In short, I deal with it more or less the same way that I deal with any student error: offer the best facts and arguments I have available and retreat for reinforcements as necessary.
I’ve never run into full-bore Holocaust denialism (though I have to deal with the issue of Maoist apologetics on a regular basis), so I can’t really say how I would respond: I would be inclined to respond vigorously, but doing so reasonably respectfully (no matter how much you don’t like a student’s views, if you express disrespect for the student themselves, you can lose the entire class) would be a challenging balance.
Pedagogically and cognitively, the organization of history curriculum is backwards
Yes.
December 17, 2008 at 12:17 pm
silbey
So when a student in a history course does the equivalent of a geography or astronomy student suggesting the Earth is flat, how does the panel recommend handling it?
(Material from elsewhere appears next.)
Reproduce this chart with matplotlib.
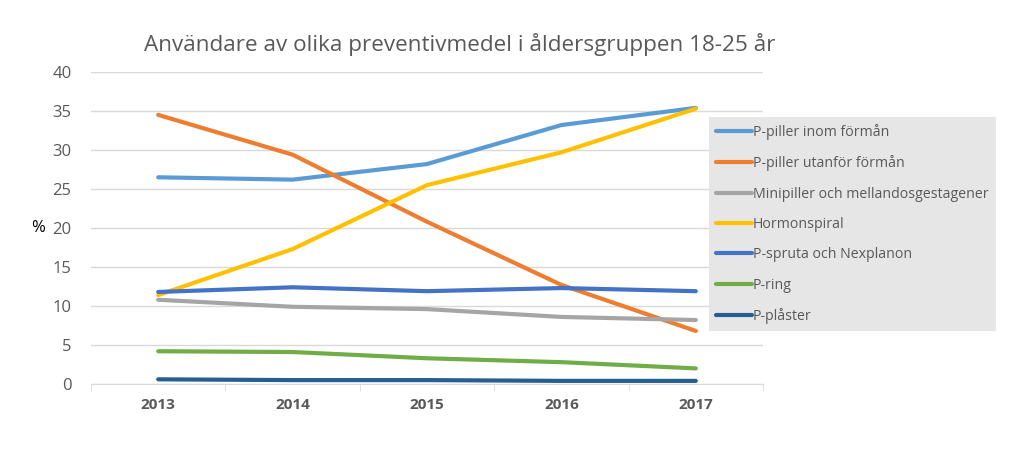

I lure them near a window and then push them out. This does not help my RateMyProfessors score, I’m afraid.
Actually, much what Jonathan Dresner does.
December 17, 2008 at 12:41 pm
TF Smith
The defenestration method sounds promising…and it might actually help you at RMP, because of the entertainment value for the audience, alone.
December 17, 2008 at 3:14 pm
silbey
The defenestration method sounds promising…and it might actually help you at RMP, because of the entertainment value for the audience, alone
Have to pick a medium to low window: fatal, but not enough time for them to use an iPhone to log on to RMP.